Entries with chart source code
__________

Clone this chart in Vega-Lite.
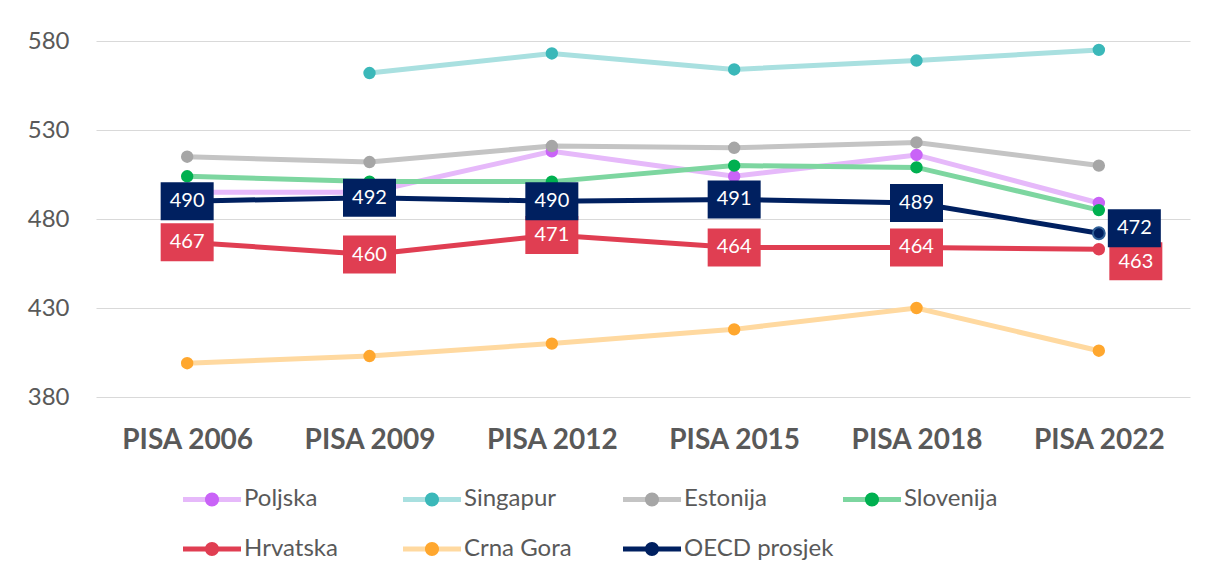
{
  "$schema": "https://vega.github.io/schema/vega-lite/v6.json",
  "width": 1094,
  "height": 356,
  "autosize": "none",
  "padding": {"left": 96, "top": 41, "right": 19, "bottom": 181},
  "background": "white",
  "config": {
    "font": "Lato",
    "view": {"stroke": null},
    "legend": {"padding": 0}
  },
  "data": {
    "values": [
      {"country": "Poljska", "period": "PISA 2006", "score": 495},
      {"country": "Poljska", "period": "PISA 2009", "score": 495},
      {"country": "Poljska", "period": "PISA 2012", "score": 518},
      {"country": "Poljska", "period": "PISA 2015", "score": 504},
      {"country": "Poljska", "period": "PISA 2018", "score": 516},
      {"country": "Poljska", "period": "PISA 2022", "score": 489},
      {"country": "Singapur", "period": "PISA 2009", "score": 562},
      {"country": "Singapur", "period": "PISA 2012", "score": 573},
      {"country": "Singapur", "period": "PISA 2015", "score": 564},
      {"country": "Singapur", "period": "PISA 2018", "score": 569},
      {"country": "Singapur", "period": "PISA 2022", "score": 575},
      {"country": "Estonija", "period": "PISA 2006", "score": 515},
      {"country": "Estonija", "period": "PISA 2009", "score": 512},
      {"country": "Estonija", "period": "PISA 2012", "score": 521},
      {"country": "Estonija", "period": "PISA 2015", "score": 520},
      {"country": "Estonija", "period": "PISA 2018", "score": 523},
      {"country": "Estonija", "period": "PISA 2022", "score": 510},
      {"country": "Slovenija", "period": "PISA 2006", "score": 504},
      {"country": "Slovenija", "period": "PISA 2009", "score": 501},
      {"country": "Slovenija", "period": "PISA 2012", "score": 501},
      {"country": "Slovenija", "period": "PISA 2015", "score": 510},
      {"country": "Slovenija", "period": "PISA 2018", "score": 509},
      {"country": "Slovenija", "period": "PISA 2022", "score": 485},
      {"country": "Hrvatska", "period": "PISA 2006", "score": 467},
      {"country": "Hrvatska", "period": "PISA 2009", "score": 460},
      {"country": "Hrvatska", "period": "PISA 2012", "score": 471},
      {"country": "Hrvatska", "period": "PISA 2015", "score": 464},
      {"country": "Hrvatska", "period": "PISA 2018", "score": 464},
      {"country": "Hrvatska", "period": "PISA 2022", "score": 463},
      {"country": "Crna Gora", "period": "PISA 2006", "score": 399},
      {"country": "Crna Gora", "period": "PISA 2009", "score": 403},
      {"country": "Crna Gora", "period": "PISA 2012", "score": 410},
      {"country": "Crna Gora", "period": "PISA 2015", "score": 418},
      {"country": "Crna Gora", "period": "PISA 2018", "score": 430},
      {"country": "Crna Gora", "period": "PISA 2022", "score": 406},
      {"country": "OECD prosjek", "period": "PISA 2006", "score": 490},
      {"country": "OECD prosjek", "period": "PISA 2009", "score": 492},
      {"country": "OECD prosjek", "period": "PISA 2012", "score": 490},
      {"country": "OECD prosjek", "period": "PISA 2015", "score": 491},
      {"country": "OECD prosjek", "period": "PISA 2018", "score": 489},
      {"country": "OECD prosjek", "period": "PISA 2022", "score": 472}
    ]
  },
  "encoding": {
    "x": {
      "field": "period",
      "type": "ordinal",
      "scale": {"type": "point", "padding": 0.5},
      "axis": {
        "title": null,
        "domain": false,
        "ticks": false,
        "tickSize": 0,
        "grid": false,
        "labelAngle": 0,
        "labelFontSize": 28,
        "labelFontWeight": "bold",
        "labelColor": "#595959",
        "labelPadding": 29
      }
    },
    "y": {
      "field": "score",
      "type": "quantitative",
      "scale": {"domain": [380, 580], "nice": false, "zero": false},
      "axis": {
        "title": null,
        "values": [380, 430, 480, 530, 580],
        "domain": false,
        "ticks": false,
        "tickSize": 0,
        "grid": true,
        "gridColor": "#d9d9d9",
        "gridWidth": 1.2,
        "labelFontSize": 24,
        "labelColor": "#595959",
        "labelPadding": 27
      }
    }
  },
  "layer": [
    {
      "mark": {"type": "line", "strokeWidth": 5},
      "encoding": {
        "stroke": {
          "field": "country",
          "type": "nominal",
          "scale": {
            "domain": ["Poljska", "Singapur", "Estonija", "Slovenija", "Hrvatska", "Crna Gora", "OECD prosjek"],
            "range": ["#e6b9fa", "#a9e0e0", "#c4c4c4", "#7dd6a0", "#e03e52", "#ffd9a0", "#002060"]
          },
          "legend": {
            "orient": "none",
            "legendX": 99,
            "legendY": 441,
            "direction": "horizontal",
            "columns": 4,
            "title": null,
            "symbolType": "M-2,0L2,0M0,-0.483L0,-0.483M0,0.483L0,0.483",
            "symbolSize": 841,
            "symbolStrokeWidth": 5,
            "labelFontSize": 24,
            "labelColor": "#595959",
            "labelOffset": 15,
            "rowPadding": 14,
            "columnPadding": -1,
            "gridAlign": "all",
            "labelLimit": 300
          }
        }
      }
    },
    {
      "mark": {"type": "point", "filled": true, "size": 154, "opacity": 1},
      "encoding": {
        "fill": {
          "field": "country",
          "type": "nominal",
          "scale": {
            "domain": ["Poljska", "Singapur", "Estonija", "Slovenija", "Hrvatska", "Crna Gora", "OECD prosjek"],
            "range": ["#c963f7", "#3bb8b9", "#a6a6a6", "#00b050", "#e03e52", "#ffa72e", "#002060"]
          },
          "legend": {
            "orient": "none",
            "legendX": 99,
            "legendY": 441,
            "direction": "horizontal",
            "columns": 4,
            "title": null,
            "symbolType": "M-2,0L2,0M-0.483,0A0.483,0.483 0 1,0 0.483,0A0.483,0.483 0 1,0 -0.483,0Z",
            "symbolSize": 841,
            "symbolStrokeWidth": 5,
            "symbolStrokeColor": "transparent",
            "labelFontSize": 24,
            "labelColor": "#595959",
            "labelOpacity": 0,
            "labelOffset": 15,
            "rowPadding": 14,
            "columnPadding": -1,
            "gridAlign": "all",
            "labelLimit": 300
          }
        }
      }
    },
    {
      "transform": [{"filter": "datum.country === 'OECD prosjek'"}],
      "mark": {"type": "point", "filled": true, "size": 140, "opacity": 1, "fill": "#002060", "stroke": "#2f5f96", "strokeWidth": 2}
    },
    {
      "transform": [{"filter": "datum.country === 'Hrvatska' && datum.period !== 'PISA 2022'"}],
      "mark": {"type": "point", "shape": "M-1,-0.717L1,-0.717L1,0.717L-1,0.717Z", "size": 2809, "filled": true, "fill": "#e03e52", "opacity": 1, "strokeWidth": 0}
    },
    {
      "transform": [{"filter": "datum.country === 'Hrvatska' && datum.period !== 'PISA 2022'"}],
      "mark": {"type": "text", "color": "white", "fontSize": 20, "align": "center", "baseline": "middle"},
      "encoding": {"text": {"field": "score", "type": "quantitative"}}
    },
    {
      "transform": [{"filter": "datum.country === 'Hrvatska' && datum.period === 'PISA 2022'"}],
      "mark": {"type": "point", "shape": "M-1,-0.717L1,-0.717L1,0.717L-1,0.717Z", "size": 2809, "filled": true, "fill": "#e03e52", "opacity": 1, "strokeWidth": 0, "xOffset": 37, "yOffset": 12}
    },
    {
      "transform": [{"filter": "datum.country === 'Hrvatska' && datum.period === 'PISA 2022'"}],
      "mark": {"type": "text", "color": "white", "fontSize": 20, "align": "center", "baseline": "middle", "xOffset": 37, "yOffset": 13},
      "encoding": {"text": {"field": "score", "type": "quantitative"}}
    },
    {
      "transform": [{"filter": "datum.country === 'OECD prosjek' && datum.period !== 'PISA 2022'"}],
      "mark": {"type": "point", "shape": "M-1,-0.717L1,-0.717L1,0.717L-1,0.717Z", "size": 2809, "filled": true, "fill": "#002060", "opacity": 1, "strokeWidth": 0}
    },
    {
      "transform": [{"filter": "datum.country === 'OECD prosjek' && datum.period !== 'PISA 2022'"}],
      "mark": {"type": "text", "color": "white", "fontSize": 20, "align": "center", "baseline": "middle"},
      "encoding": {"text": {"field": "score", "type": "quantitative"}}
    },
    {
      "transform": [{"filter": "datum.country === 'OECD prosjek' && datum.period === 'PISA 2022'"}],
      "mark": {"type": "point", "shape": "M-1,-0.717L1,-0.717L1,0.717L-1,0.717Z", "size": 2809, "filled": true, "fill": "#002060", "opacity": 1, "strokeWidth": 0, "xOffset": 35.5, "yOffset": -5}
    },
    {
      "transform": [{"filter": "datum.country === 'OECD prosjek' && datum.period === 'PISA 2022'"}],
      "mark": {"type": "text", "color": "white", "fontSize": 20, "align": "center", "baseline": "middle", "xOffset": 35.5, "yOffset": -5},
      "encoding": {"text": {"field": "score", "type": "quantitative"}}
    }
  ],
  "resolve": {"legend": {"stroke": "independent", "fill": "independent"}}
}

__________

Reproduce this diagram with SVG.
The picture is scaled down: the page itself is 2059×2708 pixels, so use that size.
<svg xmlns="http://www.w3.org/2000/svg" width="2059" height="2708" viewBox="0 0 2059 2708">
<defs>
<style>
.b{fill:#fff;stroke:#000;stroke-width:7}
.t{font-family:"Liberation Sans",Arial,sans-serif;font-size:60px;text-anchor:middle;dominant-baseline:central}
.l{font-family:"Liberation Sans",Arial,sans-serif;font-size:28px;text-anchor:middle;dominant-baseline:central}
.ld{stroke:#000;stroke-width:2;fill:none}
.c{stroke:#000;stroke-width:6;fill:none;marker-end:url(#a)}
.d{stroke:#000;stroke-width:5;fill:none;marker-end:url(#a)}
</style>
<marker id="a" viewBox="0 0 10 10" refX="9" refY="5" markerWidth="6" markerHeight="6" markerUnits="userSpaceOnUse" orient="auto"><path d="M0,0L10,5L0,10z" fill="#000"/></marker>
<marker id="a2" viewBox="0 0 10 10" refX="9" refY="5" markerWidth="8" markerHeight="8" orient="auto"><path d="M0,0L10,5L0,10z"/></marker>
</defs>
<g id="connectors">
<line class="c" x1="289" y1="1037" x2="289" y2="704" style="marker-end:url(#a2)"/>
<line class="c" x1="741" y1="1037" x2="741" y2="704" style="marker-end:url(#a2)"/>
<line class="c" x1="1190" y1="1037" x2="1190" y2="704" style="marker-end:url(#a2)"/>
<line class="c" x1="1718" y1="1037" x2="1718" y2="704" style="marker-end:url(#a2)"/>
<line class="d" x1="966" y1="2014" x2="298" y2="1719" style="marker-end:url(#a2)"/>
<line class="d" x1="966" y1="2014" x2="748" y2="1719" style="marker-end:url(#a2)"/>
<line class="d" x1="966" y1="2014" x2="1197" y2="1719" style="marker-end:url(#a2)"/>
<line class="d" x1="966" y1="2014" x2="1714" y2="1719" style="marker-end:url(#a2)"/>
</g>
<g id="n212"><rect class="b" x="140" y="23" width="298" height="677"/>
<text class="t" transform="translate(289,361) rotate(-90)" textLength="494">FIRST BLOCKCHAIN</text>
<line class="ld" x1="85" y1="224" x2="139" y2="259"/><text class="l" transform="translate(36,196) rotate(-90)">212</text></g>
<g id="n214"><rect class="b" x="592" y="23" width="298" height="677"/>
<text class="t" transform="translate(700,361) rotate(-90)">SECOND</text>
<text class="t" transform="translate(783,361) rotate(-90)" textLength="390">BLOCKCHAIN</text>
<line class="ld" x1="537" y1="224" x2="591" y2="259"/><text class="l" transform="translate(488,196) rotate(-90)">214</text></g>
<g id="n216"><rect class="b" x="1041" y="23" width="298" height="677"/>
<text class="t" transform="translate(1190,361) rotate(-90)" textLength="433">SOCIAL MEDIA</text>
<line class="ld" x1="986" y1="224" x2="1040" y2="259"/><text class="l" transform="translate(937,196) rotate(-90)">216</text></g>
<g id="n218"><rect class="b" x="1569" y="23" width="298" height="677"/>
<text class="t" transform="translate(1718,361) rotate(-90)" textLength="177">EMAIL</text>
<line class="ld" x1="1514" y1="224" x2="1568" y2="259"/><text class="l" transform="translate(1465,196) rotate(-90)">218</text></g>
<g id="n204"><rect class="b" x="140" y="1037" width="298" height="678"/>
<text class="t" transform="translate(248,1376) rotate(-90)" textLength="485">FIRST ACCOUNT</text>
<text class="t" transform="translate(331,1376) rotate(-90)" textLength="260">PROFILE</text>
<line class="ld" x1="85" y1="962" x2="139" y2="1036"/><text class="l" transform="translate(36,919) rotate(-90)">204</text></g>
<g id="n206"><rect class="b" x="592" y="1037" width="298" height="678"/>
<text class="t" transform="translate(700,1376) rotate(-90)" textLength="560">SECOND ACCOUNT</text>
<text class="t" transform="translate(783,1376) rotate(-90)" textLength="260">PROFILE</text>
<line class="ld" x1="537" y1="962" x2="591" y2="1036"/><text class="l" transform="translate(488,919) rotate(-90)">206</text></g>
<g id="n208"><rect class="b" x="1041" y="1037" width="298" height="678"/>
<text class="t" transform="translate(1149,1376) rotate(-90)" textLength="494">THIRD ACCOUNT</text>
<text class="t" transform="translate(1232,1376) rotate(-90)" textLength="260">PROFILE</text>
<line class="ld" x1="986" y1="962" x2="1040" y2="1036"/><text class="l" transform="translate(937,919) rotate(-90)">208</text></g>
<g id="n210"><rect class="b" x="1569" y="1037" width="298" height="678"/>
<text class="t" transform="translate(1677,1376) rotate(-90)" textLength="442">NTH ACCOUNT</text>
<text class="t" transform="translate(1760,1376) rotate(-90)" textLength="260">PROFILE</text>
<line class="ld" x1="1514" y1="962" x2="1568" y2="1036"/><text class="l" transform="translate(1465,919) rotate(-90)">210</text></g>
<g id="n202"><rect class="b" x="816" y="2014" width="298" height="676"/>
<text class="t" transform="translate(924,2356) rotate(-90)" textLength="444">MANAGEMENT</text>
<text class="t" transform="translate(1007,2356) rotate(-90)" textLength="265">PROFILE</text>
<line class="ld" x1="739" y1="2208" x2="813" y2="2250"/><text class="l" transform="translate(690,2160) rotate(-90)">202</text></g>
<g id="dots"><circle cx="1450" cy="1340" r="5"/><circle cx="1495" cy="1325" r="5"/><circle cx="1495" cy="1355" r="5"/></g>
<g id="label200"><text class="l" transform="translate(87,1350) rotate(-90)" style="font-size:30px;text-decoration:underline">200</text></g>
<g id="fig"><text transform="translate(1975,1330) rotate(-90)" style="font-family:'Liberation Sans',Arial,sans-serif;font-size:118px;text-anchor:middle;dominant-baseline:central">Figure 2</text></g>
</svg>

__________

### EXERCISE BRIEF
Report how many lines of the entries hold the string "this". Provide the number alone.

### CORRECT ANSWER
2